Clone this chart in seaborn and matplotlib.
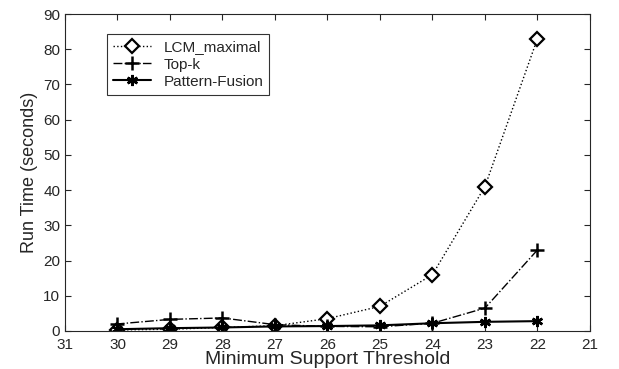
import matplotlib
matplotlib.use("Agg")
import matplotlib.pyplot as plt
import seaborn as sns
import pandas as pd

thresholds = [30, 29, 28, 27, 26, 25, 24, 23, 22]
lcm_maximal = [0.3, 0.5, 1.0, 1.5, 3.5, 7.0, 16.0, 41.0, 83.0]
top_k = [2.0, 3.3, 3.7, 1.8, 1.3, 1.2, 2.2, 6.5, 23.0]
pattern_fusion = [0.5, 0.8, 1.0, 1.3, 1.4, 1.6, 2.2, 2.6, 2.8]

sns.set_style("ticks")
plt.rcParams['font.family'] = ['Liberation Sans', 'DejaVu Sans']

df = pd.DataFrame({
    "threshold": thresholds * 3,
    "time": lcm_maximal + top_k + pattern_fusion,
    "method": ["LCM_maximal"] * 9 + ["Top-k"] * 9 + ["Pattern-Fusion"] * 9,
})

fig = plt.figure(figsize=(6.19, 3.69), dpi=100)
ax = fig.add_axes([0.105, 0.103, 0.848, 0.859])

# matlab-like line styles
styles = {
    "LCM_maximal": dict(linestyle=':', marker='D', markersize=7,
                        markerfacecolor='white', markeredgecolor='black',
                        markeredgewidth=1.6, linewidth=1.0),
    "Top-k": dict(linestyle='-.', marker='+', markersize=10,
                  markeredgecolor='black', markeredgewidth=1.8, linewidth=1.0),
    "Pattern-Fusion": dict(linestyle='-', marker=(6, 2, 0), markersize=8,
                           markeredgecolor='black', markeredgewidth=1.8,
                           linewidth=1.5),
}

for name in ["LCM_maximal", "Top-k", "Pattern-Fusion"]:
    sns.lineplot(
        data=df[df["method"] == name],
        x="threshold",
        y="time",
        color='black',
        label=name,
        ax=ax,
        legend=False
    )
    ax.lines[-1].set(**styles[name])

ax.set_xlim(31, 21)
ax.set_ylim(0, 90)
ax.set_xticks(range(31, 20, -1))
ax.set_yticks(range(0, 91, 10))
ax.tick_params(direction='in', top=True, right=True, labelsize=11, length=4)
ax.tick_params(axis='x', pad=5)
for s in ax.spines.values():
    s.set_visible(True)
    s.set_linewidth(0.8)

ax.set_xlabel("Minimum Support Threshold", fontsize=14, labelpad=-1)
ax.set_ylabel("Run Time (seconds)", fontsize=13)

leg = ax.legend(
    handles=ax.lines,
    loc='upper left',
    bbox_to_anchor=(0.065, 0.96),
    fontsize=11,
    frameon=True,
    fancybox=False,
    edgecolor='black',
    handlelength=2.5,
    borderpad=0.4,
    labelspacing=0.2
)
leg.get_frame().set_linewidth(0.8)

fig.savefig("out.png", dpi=100)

* _What you will do_
Begin at the top of the material above and output each line exactly, stopping after the line that holds "ax.lines[-1].set(**styles[name])". Leave out pictures.

* _Worked solution_
Clone this chart in seaborn and matplotlib.
import matplotlib
matplotlib.use("Agg")
import matplotlib.pyplot as plt
import seaborn as sns
import pandas as pd

thresholds = [30, 29, 28, 27, 26, 25, 24, 23, 22]
lcm_maximal = [0.3, 0.5, 1.0, 1.5, 3.5, 7.0, 16.0, 41.0, 83.0]
top_k = [2.0, 3.3, 3.7, 1.8, 1.3, 1.2, 2.2, 6.5, 23.0]
pattern_fusion = [0.5, 0.8, 1.0, 1.3, 1.4, 1.6, 2.2, 2.6, 2.8]

sns.set_style("ticks")
plt.rcParams['font.family'] = ['Liberation Sans', 'DejaVu Sans']

df = pd.DataFrame({
    "threshold": thresholds * 3,
    "time": lcm_maximal + top_k + pattern_fusion,
    "method": ["LCM_maximal"] * 9 + ["Top-k"] * 9 + ["Pattern-Fusion"] * 9,
})

fig = plt.figure(figsize=(6.19, 3.69), dpi=100)
ax = fig.add_axes([0.105, 0.103, 0.848, 0.859])

# matlab-like line styles
styles = {
    "LCM_maximal": dict(linestyle=':', marker='D', markersize=7,
                        markerfacecolor='white', markeredgecolor='black',
                        markeredgewidth=1.6, linewidth=1.0),
    "Top-k": dict(linestyle='-.', marker='+', markersize=10,
                  markeredgecolor='black', markeredgewidth=1.8, linewidth=1.0),
    "Pattern-Fusion": dict(linestyle='-', marker=(6, 2, 0), markersize=8,
                           markeredgecolor='black', markeredgewidth=1.8,
                           linewidth=1.5),
}

for name in ["LCM_maximal", "Top-k", "Pattern-Fusion"]:
    sns.lineplot(
        data=df[df["method"] == name],
        x="threshold",
        y="time",
        color='black',
        label=name,
        ax=ax,
        legend=False
    )
    ax.lines[-1].set(**styles[name])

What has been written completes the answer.